OrderPaperToday – The prospect of having a court to adjudicate on matters of Christian jurisprudence gained ground as the House of Representatives passed for second reading, a bill to provide for the establishment of the Ecclesiastical Court of Appeal in the country.
The bill sponsored by Mr. Gyang Dung (PDP, Plateau) and eight others, sailed through on Tuesday at plenary.
It is a constitutional amendment bill which Speaker Yakubu Dogara swiftly referred to the Special ad hoc Committee on the Review of the 1999 Constitution.
In his lead debate, Mr. Dung argued that the Ecclesiastical courts when established would focus on matters relating to the tenets of the Christian faith and would serve as complement to the regular courts.
He stressed that submission to its jurisdiction of the court would be voluntary and that the proposed court shall exercise such appellate and supervisory jurisdiction in civil proceedings involving questions of Ecclesiastical law and Christian personal law.
According to him, the bill would widen the scope of jurisprudence, adjudication and legal practice in our nation.

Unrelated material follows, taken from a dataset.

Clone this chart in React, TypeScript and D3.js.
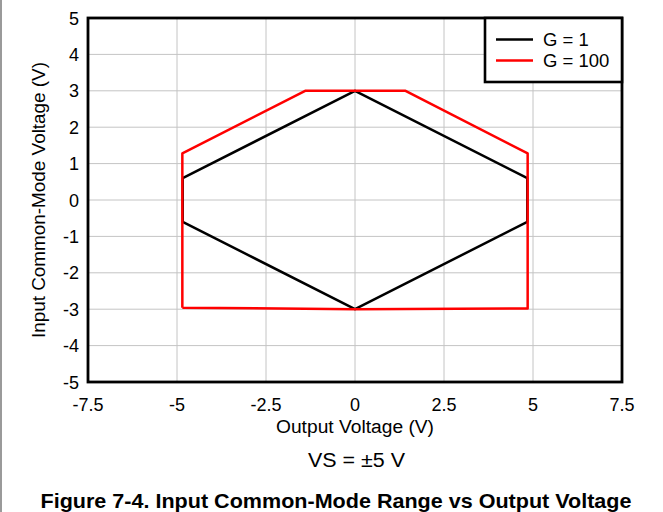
import React from "react";
import * as d3 from "d3";

const xTicks = [-7.5, -5, -2.5, 0, 2.5, 5, 7.5];
const yTicks = [-5, -4, -3, -2, -1, 0, 1, 2, 3, 4, 5];

const g1X = [-4.84, 0, 4.84, 4.84, 0, -4.84, -4.84];
const g1Y = [0.6, 3, 0.6, -0.6, -3, -0.6, 0.6];

const g100X = [-4.85, -4.85, -1.4, 1.42, 4.85, 4.85, 0, -4.85];
const g100Y = [-2.96, 1.28, 3, 3, 1.28, -2.98, -3.0, -2.96];

const seriesNames = ["G = 1", "G = 100"];
const seriesColors = ["#000000", "#ff0000"];

const W = 663;
const H = 512;
const M = { left: 88, right: 622, top: 18, bottom: 382 };
const FONT = "'Liberation Sans', Arial, sans-serif";

export default function App() {
  const x = d3.scaleLinear().domain([-7.5, 7.5]).range([M.left, M.right]);
  const y = d3.scaleLinear().domain([-5, 5]).range([M.bottom, M.top]);
  const line = d3
    .line<[number, number]>()
    .x((d) => x(d[0]))
    .y((d) => y(d[1]));
  const s1 = g1X.map((v, i) => [v, g1Y[i]] as [number, number]);
  const s2 = g100X.map((v, i) => [v, g100Y[i]] as [number, number]);

  return (
    <svg
      width={W}
      height={H}
      style={{ position: "absolute", left: 0, top: 0, background: "#fff" }}
    >
      <rect x={0} y={0} width={W} height={H} fill="#fff" />
      <line x1={1} x2={1} y1={0} y2={H} stroke="#9a9a9a" strokeWidth={2} />
      {/* grid */}
      {xTicks.map((t) => (
        <line
          key={"gx" + t}
          x1={x(t)}
          x2={x(t)}
          y1={M.top}
          y2={M.bottom}
          stroke="#c4c4c4"
          strokeWidth={1}
        />
      ))}
      {yTicks.map((t) => (
        <line
          key={"gy" + t}
          x1={M.left}
          x2={M.right}
          y1={y(t)}
          y2={y(t)}
          stroke="#c4c4c4"
          strokeWidth={1}
        />
      ))}
      {/* data */}
      <path
        d={line(s1) || ""}
        fill="none"
        stroke={seriesColors[0]}
        strokeWidth={2.5}
        strokeLinejoin="round"
      />
      <path
        d={line(s2) || ""}
        fill="none"
        stroke={seriesColors[1]}
        strokeWidth={2.5}
        strokeLinejoin="round"
      />
      {/* frame */}
      <rect
        x={M.left}
        y={M.top}
        width={M.right - M.left}
        height={M.bottom - M.top}
        fill="none"
        stroke="#000"
        strokeWidth={2.8}
      />
      {/* tick labels */}
      {xTicks.map((t) => (
        <text
          key={"tx" + t}
          x={x(t)}
          y={411}
          textAnchor="middle"
          fontFamily={FONT}
          fontSize={18}
          fill="#000"
        >
          {String(t)}
        </text>
      ))}
      {yTicks.map((t) => (
        <text
          key={"ty" + t}
          x={79}
          y={y(t) + 6.5}
          textAnchor="end"
          fontFamily={FONT}
          fontSize={18}
          fill="#000"
        >
          {String(t)}
        </text>
      ))}
      {/* axis titles */}
      <text
        x={355}
        y={433}
        textAnchor="middle"
        fontFamily={FONT}
        fontSize={18}
        fill="#000"
        textLength={158}
        lengthAdjust="spacingAndGlyphs"
      >
        Output Voltage (V)
      </text>
      <text
        transform={`translate(45,${(M.top + M.bottom) / 2}) rotate(-90)`}
        textAnchor="middle"
        fontFamily={FONT}
        fontSize={18}
        fill="#000"
        textLength={276}
        lengthAdjust="spacingAndGlyphs"
      >
        Input Common-Mode Voltage (V)
      </text>
      <text
        x={356.5}
        y={467}
        textAnchor="middle"
        fontFamily={FONT}
        fontSize={19.5}
        fill="#000"
        textLength={97}
        lengthAdjust="spacingAndGlyphs"
      >
        VS = ±5 V
      </text>
      <text
        x={336}
        y={508}
        textAnchor="middle"
        fontFamily={FONT}
        fontSize={20.5}
        fontWeight="bold"
        fill="#000"
        textLength={591}
        lengthAdjust="spacingAndGlyphs"
      >
        Figure 7-4. Input Common-Mode Range vs Output Voltage
      </text>
      {/* legend */}
      <rect
        x={485}
        y={M.top}
        width={M.right - 485}
        height={64}
        fill="#fff"
        stroke="#000"
        strokeWidth={2.6}
      />
      {seriesNames.map((n, i) => (
        <g key={n}>
          <line
            x1={496}
            x2={533}
            y1={39.5 + i * 21}
            y2={39.5 + i * 21}
            stroke={seriesColors[i]}
            strokeWidth={2.5}
          />
          <text
            x={543}
            y={46 + i * 21}
            fontFamily={FONT}
            fontSize={18.5}
            fill="#000"
          >
            {n}
          </text>
        </g>
      ))}
    </svg>
  );
}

He said: “It will bring to reality the administration of Ecclesiastical Christian tenets and law in adjudicating matters of personal Christian law and civil matters. These shall be prescribed in the rule of practice and procedure of the Ecclesiastical courts.’’
Dung noted that the bill would activate section 37 (1) of the 1999 constitution which guarantees the right of every citizen to freedom of thought, conscience and religion and “it will also entails freedom to propagate one’s religion or belief in worship, teaching, practice and observance.”